April 8 (Bloomberg) -- Palm oil gained as a survey showed that inventories in Malaysia probably fell the most in more than two years in March as exports from the world’s second-largest producer increased for the first time in five months.
The contract for delivery in June advanced 1.7 percent to 2,400 ringgit ($784) a metric ton on Bursa Malaysia Derivatives, the highest price at close for the most-active contract since March 28. Futures lost 0.8 percent last week.
Inventories shrank 7 percent to 2.27 million tons compared with February, the steepest monthly drop since January 2011, according to the median of estimates from two plantation companies and four analysts in the Bloomberg survey. Output gained 2.3 percent to 1.33 million tons, while exports rose 2.1 percent to 1.43 million, the survey showed. The Malaysian Palm Oil Board is scheduled to release the official data on April 10.

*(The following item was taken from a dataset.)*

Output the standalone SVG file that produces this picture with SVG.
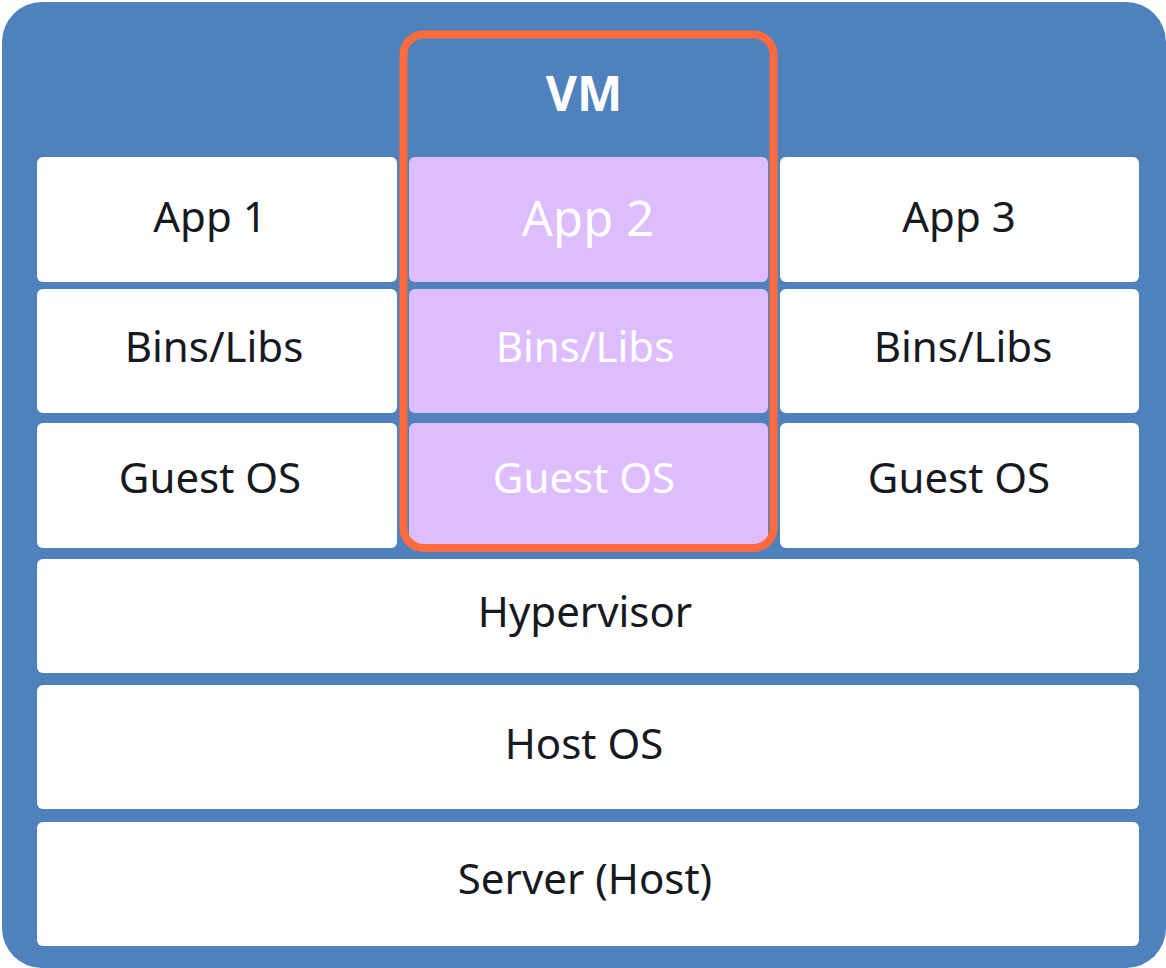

“If stockpiles were drawn down to somewhere below 2.3 million tons, that would be an encouraging figure,” said Donny Khor, associate director for futures and options at OSK Investment Bank Bhd. in Kuala Lumpur. “Production is not likely to rebound strongly in April, so as long as the export numbers are about the same as March, I think stockpiles can be drawn down another 50,000 tons.”
Inventories have fallen 7.2 percent to 2.44 million tons in February from a record 2.63 million tons reached in December, according to the board.
Soybean oil for May delivery gained 1 percent to 49.32 cents a pound on the Chicago Board of Trade. Soybeans for delivery in May climbed 1.1 percent to $13.76 a bushel.
Refined palm oil for September delivery rose 1.1 percent to close at 6,282 yuan ($1,012) a ton on the Dalian Commodity Exchange. Soybean oil for delivery in the same month gained 0.8 percent to end at 7,918 yuan a ton.